So only 20% of rural businesses across the UK are Brexit-proofed. Or, put another way, 80% aren’t.

These are astonishing figures, given that the rural economy will be hardest hit by any Brexit deal that is finally arrived at between London and Brussels.

As far as agriculture is concerned, the worst of all outcomes will be a ‘no-deal’ scenario.

Under these circumstances, the farming and food businesses that underpin so many rural areas will immediately find themselves facing stringent World Trade Organisation (WTO) tariffs, should they wish to wish to export their produce beyond March 29.

Equally, the communities in these regions tend to vote Conservative, which makes it so surprising that so many Tory Members of Parliament want to vote the Prime Minister’s Brexit agreement down.

We live in very strange times.

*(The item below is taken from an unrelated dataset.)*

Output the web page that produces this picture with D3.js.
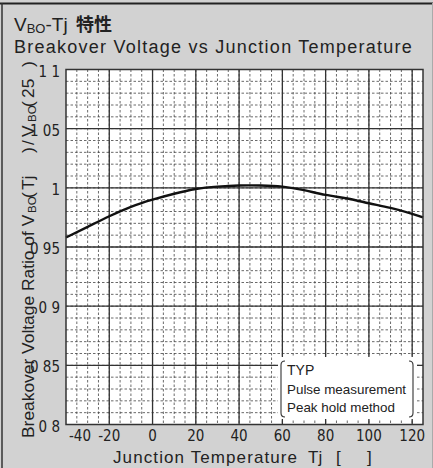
<!DOCTYPE html>
<html>
<head>
<meta charset="utf-8">
<script src="https://cdn.jsdelivr.net/npm/d3@7"></script>
<style>
  body { margin: 0; background: #d2d2d2; }
  svg { display: block; font-family: "Liberation Sans", Arial, sans-serif; }
  .tick-label { font-family: "Liberation Sans Narrow", "DejaVu Sans Condensed", sans-serif; font-size: 15px; fill: #222; }
</style>
</head>
<body>
<svg id="chart" width="433" height="468"></svg>
<script>
// junction temperature (deg C) and VBO(Tj)/VBO(25)
var temps = [-40, -30, -20, -10, 0, 10, 20, 30, 40, 50, 60, 70, 80, 90, 100, 110, 120, 125];
var ratios = [0.958, 0.967, 0.976, 0.984, 0.990, 0.995, 0.999, 1.001, 1.002, 1.002, 1.001, 0.998, 0.994, 0.991, 0.987, 0.983, 0.978, 0.975];

var xTicks = [-40, -20, 0, 20, 40, 60, 80, 100, 120];
var yTicks = [0.8, 0.85, 0.9, 0.95, 1, 1.05, 1.1];
var yTickLabels = ['0 8', '0 85', '0 9', '0 95', '1', '1 05', '1 1'];
var notes = ['TYP', 'Pulse measurement', 'Peak hold method'];

var svg = d3.select('#chart');

var x = d3.scaleLinear().domain([-40, 125]).range([66, 423]);
var y = d3.scaleLinear().domain([0.8, 1.1]).range([424.5, 69.5]);

// outer frame
svg.append('line').attr('x1', 0).attr('x2', 433).attr('y1', 3.5).attr('y2', 3.5)
  .attr('stroke', '#222').attr('stroke-width', 2);
svg.append('line').attr('x1', 2).attr('x2', 2).attr('y1', 3).attr('y2', 468)
  .attr('stroke', '#333').attr('stroke-width', 1.5);
svg.append('line').attr('x1', 432.5).attr('x2', 432.5).attr('y1', 3).attr('y2', 468)
  .attr('stroke', '#aaa').attr('stroke-width', 1);

// titles
var t1 = svg.append('text').attr('x', 14).attr('y', 31)
  .attr('font-size', 19).attr('fill', '#222');
t1.append('tspan').text('V');
t1.append('tspan').attr('font-size', 13).attr('dy', 2).text('BO');
t1.append('tspan').attr('dy', -2).text('-Tj ');
t1.append('tspan').attr('x', 76).attr('font-family', '"Noto Sans CJK JP", sans-serif')
  .attr('font-weight', 'bold').attr('font-size', 18).text('特性');

svg.append('text').attr('x', 14).attr('y', 53)
  .attr('font-size', 18).attr('letter-spacing', 1.25).attr('fill', '#222')
  .text('Breakover Voltage vs Junction Temperature');

// plot background
svg.append('rect')
  .attr('x', x(-40)).attr('y', y(1.1))
  .attr('width', x(125) - x(-40)).attr('height', y(0.8) - y(1.1))
  .attr('fill', '#fff');

var grid = svg.append('g').attr('class', 'grid');

// minor grid (dashed)
grid.selectAll('line.vminor')
  .data(d3.range(-35, 125, 5))
  .enter().append('line').attr('class', 'vminor')
  .attr('x1', function (d) { return x(d); }).attr('x2', function (d) { return x(d); })
  .attr('y1', y(1.1)).attr('y2', y(0.8))
  .attr('stroke', '#444').attr('stroke-width', 0.8).attr('stroke-dasharray', '2.5,2');

grid.selectAll('line.hminor')
  .data(d3.range(1, 30).map(function (i) { return 0.8 + i * 0.01; }))
  .enter().append('line').attr('class', 'hminor')
  .attr('x1', x(-40)).attr('x2', x(125))
  .attr('y1', function (d) { return y(d); }).attr('y2', function (d) { return y(d); })
  .attr('stroke', '#444').attr('stroke-width', 0.8).attr('stroke-dasharray', '2.5,2');

// major grid
grid.selectAll('line.vmajor')
  .data(xTicks.slice(1))
  .enter().append('line').attr('class', 'vmajor')
  .attr('x1', function (d) { return x(d); }).attr('x2', function (d) { return x(d); })
  .attr('y1', y(1.1)).attr('y2', y(0.8))
  .attr('stroke', '#333').attr('stroke-width', 1.3);

grid.selectAll('line.hmajor')
  .data(yTicks.slice(1, -1))
  .enter().append('line').attr('class', 'hmajor')
  .attr('x1', x(-40)).attr('x2', x(125))
  .attr('y1', function (d) { return y(d); }).attr('y2', function (d) { return y(d); })
  .attr('stroke', '#333').attr('stroke-width', 1.3);

// note box
var box = svg.append('g').attr('class', 'notes');
box.append('rect').attr('x', 278).attr('y', 357).attr('width', 139).attr('height', 62)
  .attr('fill', '#fff');
box.append('path')
  .attr('d', 'M285,361 Q281,361 281,365 L281,413 Q281,417 285,417')
  .attr('fill', 'none').attr('stroke', '#333').attr('stroke-width', 1.1);
box.append('path')
  .attr('d', 'M409,361 Q413,361 413,365 L413,413 Q413,417 409,417')
  .attr('fill', 'none').attr('stroke', '#333').attr('stroke-width', 1.1);
box.selectAll('text')
  .data(notes)
  .enter().append('text')
  .attr('x', 287)
  .attr('y', function (d, i) { return 375 + i * 18.5; })
  .attr('font-size', function (d, i) { return i === 0 ? 14 : 13.4; })
  .attr('fill', '#222')
  .text(function (d) { return d; });

// curve
var line = d3.line()
  .x(function (d, i) { return x(temps[i]); })
  .y(function (d) { return y(d); })
  .curve(d3.curveNatural);

svg.append('path')
  .datum(ratios)
  .attr('d', line)
  .attr('fill', 'none')
  .attr('stroke', '#111')
  .attr('stroke-width', 2.4);

// plot border
svg.append('rect')
  .attr('x', x(-40)).attr('y', y(1.1))
  .attr('width', x(125) - x(-40)).attr('height', y(0.8) - y(1.1))
  .attr('fill', 'none').attr('stroke', '#333').attr('stroke-width', 1.5);

// tick labels
svg.selectAll('text.xtick')
  .data(xTicks)
  .enter().append('text').attr('class', 'tick-label xtick')
  .attr('x', function (d, i) { return i === 0 ? x(d) + 3 : x(d); })
  .attr('y', 441)
  .attr('text-anchor', function (d, i) { return i === 0 ? 'start' : 'middle'; })
  .text(function (d) { return d; });

svg.selectAll('text.ytick')
  .data(yTicks)
  .enter().append('text').attr('class', 'tick-label ytick')
  .attr('x', 60)
  .attr('y', function (d) { return y(d) + 7; })
  .attr('text-anchor', 'end')
  .text(function (d, i) { return yTickLabels[i]; });

// axis titles (the degree signs are missing in the original, gaps kept)
var xl = svg.append('text').attr('y', 463)
  .attr('font-size', 17).attr('fill', '#222');
xl.append('tspan').attr('x', 113).attr('letter-spacing', 1.1).text('Junction Temperature');
xl.append('tspan').attr('x', 308).text('Tj');
xl.append('tspan').attr('x', 336).text('[');
xl.append('tspan').attr('x', 367).text(']');

var yl = svg.append('text')
  .attr('transform', 'translate(34,438) rotate(-90)')
  .attr('font-size', 17.4).attr('fill', '#222');
yl.append('tspan').attr('x', 0).text('Breakover Voltage Ratio of V');
yl.append('tspan').attr('x', 225).attr('dy', 2).attr('font-size', 11.5).text('BO');
yl.append('tspan').attr('x', 240).attr('dy', -2).text('(');
yl.append('tspan').attr('x', 248).text('Tj');
yl.append('tspan').attr('x', 285).text(')');
yl.append('tspan').attr('x', 293).text('/');
yl.append('tspan').attr('x', 301).text('V');
yl.append('tspan').attr('x', 316).attr('dy', 2).attr('font-size', 11.5).text('BO');
yl.append('tspan').attr('x', 331).attr('dy', -2).text('(');
yl.append('tspan').attr('x', 340).text('25');
yl.append('tspan').attr('x', 371).text(')');
</script>
</body>
</html>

All the economic predictions published over recent days point to a cataclysmic impact concerning a no-deal Brexit.

Those who oppose Mrs. May’s plans continue to tell us that alternatives do exist. However, we have yet to hear these options fully fleshed out.

For his part, the European Commission President Jean-Claude Juncker says that the current deal is the only one on the table. No re-negotiation of its fundamental tenets will be considered. And I believe him.

With all the hullaballoo created by the Brexit negotiations, it seems to have been over looked that the EU would never contemplate giving the UK a final deal that puts it in a better trading position with its European neighbours than is currently the case.

After all, if you leave the club and are no longer paying the membership fee, then there have to be consequences.

Let’s not forget that it was London who told Brussels to ‘Foxtrot Oscar.’ And, no doubt, this has been a hard pill for the bureaucrats that drive the entire EU project to swallow.

Meanwhile, Boris Johnson has been on the road over the past few days, extolling his vision of a UK free from the ‘controlling influence’ of Brussels.

In his speech to the DUP party annual conference in Belfast last Saturday, he twice mentioned the principle of free trade and cheap food for UK consumers…in almost the same breath.

Surely this is a message which UK farmers neither want, nor need, to hear.

But let me come back to the fundamental point made at the top of this piece. Rural businesses across the UK are totally unprepared for Brexit.

What they need is some form of a transition period in order to get their house in order. And, from what I can see, there is only one plan on the table right now offering this option.